» **WHAT TO DO**:
Carry none of the pictures over; set down the material below exactly.

==*==

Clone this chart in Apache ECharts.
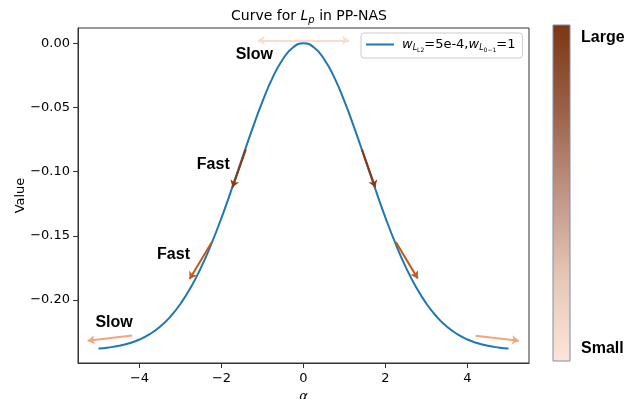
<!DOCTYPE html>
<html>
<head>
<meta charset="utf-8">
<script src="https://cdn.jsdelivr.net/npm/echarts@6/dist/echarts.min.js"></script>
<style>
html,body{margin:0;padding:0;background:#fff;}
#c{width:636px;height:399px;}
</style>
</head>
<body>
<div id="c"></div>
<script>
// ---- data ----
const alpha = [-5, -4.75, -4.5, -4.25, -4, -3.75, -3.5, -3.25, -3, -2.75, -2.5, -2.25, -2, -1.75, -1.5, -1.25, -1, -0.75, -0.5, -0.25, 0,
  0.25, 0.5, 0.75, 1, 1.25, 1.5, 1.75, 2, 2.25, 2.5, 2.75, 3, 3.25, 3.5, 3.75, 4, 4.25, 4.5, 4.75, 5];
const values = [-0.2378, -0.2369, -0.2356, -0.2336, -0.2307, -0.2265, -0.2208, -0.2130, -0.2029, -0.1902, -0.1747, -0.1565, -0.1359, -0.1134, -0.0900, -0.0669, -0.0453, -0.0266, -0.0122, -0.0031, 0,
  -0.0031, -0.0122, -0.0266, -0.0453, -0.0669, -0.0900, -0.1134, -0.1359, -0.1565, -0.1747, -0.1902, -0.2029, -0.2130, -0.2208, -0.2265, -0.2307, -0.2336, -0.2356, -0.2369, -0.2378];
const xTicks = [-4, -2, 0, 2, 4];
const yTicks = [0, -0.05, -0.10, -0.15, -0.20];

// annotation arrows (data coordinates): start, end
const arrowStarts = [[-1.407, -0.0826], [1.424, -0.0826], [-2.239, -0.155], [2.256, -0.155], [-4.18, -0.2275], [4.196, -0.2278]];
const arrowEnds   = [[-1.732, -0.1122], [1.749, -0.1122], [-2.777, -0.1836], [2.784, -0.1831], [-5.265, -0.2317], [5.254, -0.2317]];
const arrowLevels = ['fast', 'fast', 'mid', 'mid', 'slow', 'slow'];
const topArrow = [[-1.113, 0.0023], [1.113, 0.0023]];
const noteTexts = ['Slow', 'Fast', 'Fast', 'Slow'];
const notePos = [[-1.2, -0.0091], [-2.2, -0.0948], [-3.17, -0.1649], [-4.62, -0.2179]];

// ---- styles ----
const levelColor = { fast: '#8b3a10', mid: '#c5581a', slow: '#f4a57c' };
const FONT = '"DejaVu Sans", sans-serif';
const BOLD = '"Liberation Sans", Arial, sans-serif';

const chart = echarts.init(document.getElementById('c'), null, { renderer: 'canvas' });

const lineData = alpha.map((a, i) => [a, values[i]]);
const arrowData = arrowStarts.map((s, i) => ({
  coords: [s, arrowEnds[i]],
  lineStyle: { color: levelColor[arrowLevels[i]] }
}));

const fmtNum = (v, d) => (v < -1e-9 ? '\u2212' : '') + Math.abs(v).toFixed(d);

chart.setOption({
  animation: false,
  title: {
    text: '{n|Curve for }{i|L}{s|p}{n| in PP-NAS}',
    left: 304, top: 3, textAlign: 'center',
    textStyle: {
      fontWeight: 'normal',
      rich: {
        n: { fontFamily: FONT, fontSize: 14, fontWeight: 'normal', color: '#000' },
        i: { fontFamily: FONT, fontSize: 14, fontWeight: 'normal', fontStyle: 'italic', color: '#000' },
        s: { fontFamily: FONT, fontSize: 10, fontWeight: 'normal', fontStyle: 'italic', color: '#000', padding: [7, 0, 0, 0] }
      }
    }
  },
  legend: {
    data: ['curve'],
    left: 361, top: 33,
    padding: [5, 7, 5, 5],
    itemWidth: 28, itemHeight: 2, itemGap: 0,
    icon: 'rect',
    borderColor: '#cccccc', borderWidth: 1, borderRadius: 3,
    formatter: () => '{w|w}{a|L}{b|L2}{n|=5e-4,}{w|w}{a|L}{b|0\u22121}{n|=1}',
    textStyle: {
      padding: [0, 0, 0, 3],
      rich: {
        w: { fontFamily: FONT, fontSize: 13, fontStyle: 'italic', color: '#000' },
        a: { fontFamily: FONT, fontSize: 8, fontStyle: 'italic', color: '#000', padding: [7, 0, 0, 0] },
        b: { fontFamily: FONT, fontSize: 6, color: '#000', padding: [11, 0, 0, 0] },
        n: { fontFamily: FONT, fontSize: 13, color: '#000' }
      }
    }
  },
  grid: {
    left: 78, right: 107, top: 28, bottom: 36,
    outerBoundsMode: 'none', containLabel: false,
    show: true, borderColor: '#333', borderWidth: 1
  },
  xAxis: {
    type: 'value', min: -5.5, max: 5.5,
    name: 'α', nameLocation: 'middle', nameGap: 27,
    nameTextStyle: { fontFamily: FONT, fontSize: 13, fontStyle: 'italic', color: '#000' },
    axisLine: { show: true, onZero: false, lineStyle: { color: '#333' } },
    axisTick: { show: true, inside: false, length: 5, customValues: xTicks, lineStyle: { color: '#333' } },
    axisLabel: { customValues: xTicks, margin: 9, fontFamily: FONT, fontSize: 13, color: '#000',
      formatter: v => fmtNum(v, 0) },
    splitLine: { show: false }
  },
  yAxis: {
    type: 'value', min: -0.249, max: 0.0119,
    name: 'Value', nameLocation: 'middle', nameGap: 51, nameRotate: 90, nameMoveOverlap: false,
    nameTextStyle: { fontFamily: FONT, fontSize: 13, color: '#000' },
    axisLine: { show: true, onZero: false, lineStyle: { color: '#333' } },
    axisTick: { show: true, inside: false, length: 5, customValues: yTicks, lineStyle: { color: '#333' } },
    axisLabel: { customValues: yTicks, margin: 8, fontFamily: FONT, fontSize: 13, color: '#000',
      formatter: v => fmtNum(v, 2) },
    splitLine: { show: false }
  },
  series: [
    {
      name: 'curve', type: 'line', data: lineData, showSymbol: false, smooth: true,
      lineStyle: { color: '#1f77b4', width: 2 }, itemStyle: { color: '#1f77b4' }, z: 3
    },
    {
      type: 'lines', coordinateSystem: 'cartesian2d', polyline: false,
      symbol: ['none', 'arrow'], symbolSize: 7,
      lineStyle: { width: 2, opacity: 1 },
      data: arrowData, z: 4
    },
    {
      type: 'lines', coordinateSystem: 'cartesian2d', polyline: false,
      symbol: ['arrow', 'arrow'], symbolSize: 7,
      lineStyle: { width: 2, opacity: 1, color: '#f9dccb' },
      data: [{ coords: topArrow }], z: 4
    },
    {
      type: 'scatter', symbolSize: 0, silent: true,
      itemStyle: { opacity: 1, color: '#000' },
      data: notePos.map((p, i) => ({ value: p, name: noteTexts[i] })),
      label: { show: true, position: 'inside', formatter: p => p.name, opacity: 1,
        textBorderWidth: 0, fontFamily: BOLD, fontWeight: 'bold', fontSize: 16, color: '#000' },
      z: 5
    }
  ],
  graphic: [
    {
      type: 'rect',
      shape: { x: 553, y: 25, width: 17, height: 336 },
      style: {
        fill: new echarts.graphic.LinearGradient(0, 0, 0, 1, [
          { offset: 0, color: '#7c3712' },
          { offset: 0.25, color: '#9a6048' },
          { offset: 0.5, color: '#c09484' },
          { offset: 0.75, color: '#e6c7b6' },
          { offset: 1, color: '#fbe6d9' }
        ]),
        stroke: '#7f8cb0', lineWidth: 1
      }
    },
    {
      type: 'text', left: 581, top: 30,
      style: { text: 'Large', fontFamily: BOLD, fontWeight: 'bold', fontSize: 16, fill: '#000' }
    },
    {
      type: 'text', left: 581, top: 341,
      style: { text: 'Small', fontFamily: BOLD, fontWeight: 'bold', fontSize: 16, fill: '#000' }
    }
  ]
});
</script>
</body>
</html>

==*==

» **OUTPUT BELOW**:
Clone this chart in Apache ECharts.
<!DOCTYPE html>
<html>
<head>
<meta charset="utf-8">
<script src="https://cdn.jsdelivr.net/npm/echarts@6/dist/echarts.min.js"></script>
<style>
html,body{margin:0;padding:0;background:#fff;}
#c{width:636px;height:399px;}
</style>
</head>
<body>
<div id="c"></div>
<script>
// ---- data ----
const alpha = [-5, -4.75, -4.5, -4.25, -4, -3.75, -3.5, -3.25, -3, -2.75, -2.5, -2.25, -2, -1.75, -1.5, -1.25, -1, -0.75, -0.5, -0.25, 0,
  0.25, 0.5, 0.75, 1, 1.25, 1.5, 1.75, 2, 2.25, 2.5, 2.75, 3, 3.25, 3.5, 3.75, 4, 4.25, 4.5, 4.75, 5];
const values = [-0.2378, -0.2369, -0.2356, -0.2336, -0.2307, -0.2265, -0.2208, -0.2130, -0.2029, -0.1902, -0.1747, -0.1565, -0.1359, -0.1134, -0.0900, -0.0669, -0.0453, -0.0266, -0.0122, -0.0031, 0,
  -0.0031, -0.0122, -0.0266, -0.0453, -0.0669, -0.0900, -0.1134, -0.1359, -0.1565, -0.1747, -0.1902, -0.2029, -0.2130, -0.2208, -0.2265, -0.2307, -0.2336, -0.2356, -0.2369, -0.2378];
const xTicks = [-4, -2, 0, 2, 4];
const yTicks = [0, -0.05, -0.10, -0.15, -0.20];

// annotation arrows (data coordinates): start, end
const arrowStarts = [[-1.407, -0.0826], [1.424, -0.0826], [-2.239, -0.155], [2.256, -0.155], [-4.18, -0.2275], [4.196, -0.2278]];
const arrowEnds   = [[-1.732, -0.1122], [1.749, -0.1122], [-2.777, -0.1836], [2.784, -0.1831], [-5.265, -0.2317], [5.254, -0.2317]];
const arrowLevels = ['fast', 'fast', 'mid', 'mid', 'slow', 'slow'];
const topArrow = [[-1.113, 0.0023], [1.113, 0.0023]];
const noteTexts = ['Slow', 'Fast', 'Fast', 'Slow'];
const notePos = [[-1.2, -0.0091], [-2.2, -0.0948], [-3.17, -0.1649], [-4.62, -0.2179]];

// ---- styles ----
const levelColor = { fast: '#8b3a10', mid: '#c5581a', slow: '#f4a57c' };
const FONT = '"DejaVu Sans", sans-serif';
const BOLD = '"Liberation Sans", Arial, sans-serif';

const chart = echarts.init(document.getElementById('c'), null, { renderer: 'canvas' });

const lineData = alpha.map((a, i) => [a, values[i]]);
const arrowData = arrowStarts.map((s, i) => ({
  coords: [s, arrowEnds[i]],
  lineStyle: { color: levelColor[arrowLevels[i]] }
}));

const fmtNum = (v, d) => (v < -1e-9 ? '\u2212' : '') + Math.abs(v).toFixed(d);

chart.setOption({
  animation: false,
  title: {
    text: '{n|Curve for }{i|L}{s|p}{n| in PP-NAS}',
    left: 304, top: 3, textAlign: 'center',
    textStyle: {
      fontWeight: 'normal',
      rich: {
        n: { fontFamily: FONT, fontSize: 14, fontWeight: 'normal', color: '#000' },
        i: { fontFamily: FONT, fontSize: 14, fontWeight: 'normal', fontStyle: 'italic', color: '#000' },
        s: { fontFamily: FONT, fontSize: 10, fontWeight: 'normal', fontStyle: 'italic', color: '#000', padding: [7, 0, 0, 0] }
      }
    }
  },
  legend: {
    data: ['curve'],
    left: 361, top: 33,
    padding: [5, 7, 5, 5],
    itemWidth: 28, itemHeight: 2, itemGap: 0,
    icon: 'rect',
    borderColor: '#cccccc', borderWidth: 1, borderRadius: 3,
    formatter: () => '{w|w}{a|L}{b|L2}{n|=5e-4,}{w|w}{a|L}{b|0\u22121}{n|=1}',
    textStyle: {
      padding: [0, 0, 0, 3],
      rich: {
        w: { fontFamily: FONT, fontSize: 13, fontStyle: 'italic', color: '#000' },
        a: { fontFamily: FONT, fontSize: 8, fontStyle: 'italic', color: '#000', padding: [7, 0, 0, 0] },
        b: { fontFamily: FONT, fontSize: 6, color: '#000', padding: [11, 0, 0, 0] },
        n: { fontFamily: FONT, fontSize: 13, color: '#000' }
      }
    }
  },
  grid: {
    left: 78, right: 107, top: 28, bottom: 36,
    outerBoundsMode: 'none', containLabel: false,
    show: true, borderColor: '#333', borderWidth: 1
  },
  xAxis: {
    type: 'value', min: -5.5, max: 5.5,
    name: 'α', nameLocation: 'middle', nameGap: 27,
    nameTextStyle: { fontFamily: FONT, fontSize: 13, fontStyle: 'italic', color: '#000' },
    axisLine: { show: true, onZero: false, lineStyle: { color: '#333' } },
    axisTick: { show: true, inside: false, length: 5, customValues: xTicks, lineStyle: { color: '#333' } },
    axisLabel: { customValues: xTicks, margin: 9, fontFamily: FONT, fontSize: 13, color: '#000',
      formatter: v => fmtNum(v, 0) },
    splitLine: { show: false }
  },
  yAxis: {
    type: 'value', min: -0.249, max: 0.0119,
    name: 'Value', nameLocation: 'middle', nameGap: 51, nameRotate: 90, nameMoveOverlap: false,
    nameTextStyle: { fontFamily: FONT, fontSize: 13, color: '#000' },
    axisLine: { show: true, onZero: false, lineStyle: { color: '#333' } },
    axisTick: { show: true, inside: false, length: 5, customValues: yTicks, lineStyle: { color: '#333' } },
    axisLabel: { customValues: yTicks, margin: 8, fontFamily: FONT, fontSize: 13, color: '#000',
      formatter: v => fmtNum(v, 2) },
    splitLine: { show: false }
  },
  series: [
    {
      name: 'curve', type: 'line', data: lineData, showSymbol: false, smooth: true,
      lineStyle: { color: '#1f77b4', width: 2 }, itemStyle: { color: '#1f77b4' }, z: 3
    },
    {
      type: 'lines', coordinateSystem: 'cartesian2d', polyline: false,
      symbol: ['none', 'arrow'], symbolSize: 7,
      lineStyle: { width: 2, opacity: 1 },
      data: arrowData, z: 4
    },
    {
      type: 'lines', coordinateSystem: 'cartesian2d', polyline: false,
      symbol: ['arrow', 'arrow'], symbolSize: 7,
      lineStyle: { width: 2, opacity: 1, color: '#f9dccb' },
      data: [{ coords: topArrow }], z: 4
    },
    {
      type: 'scatter', symbolSize: 0, silent: true,
      itemStyle: { opacity: 1, color: '#000' },
      data: notePos.map((p, i) => ({ value: p, name: noteTexts[i] })),
      label: { show: true, position: 'inside', formatter: p => p.name, opacity: 1,
        textBorderWidth: 0, fontFamily: BOLD, fontWeight: 'bold', fontSize: 16, color: '#000' },
      z: 5
    }
  ],
  graphic: [
    {
      type: 'rect',
      shape: { x: 553, y: 25, width: 17, height: 336 },
      style: {
        fill: new echarts.graphic.LinearGradient(0, 0, 0, 1, [
          { offset: 0, color: '#7c3712' },
          { offset: 0.25, color: '#9a6048' },
          { offset: 0.5, color: '#c09484' },
          { offset: 0.75, color: '#e6c7b6' },
          { offset: 1, color: '#fbe6d9' }
        ]),
        stroke: '#7f8cb0', lineWidth: 1
      }
    },
    {
      type: 'text', left: 581, top: 30,
      style: { text: 'Large', fontFamily: BOLD, fontWeight: 'bold', fontSize: 16, fill: '#000' }
    },
    {
      type: 'text', left: 581, top: 341,
      style: { text: 'Small', fontFamily: BOLD, fontWeight: 'bold', fontSize: 16, fill: '#000' }
    }
  ]
});
</script>
</body>
</html>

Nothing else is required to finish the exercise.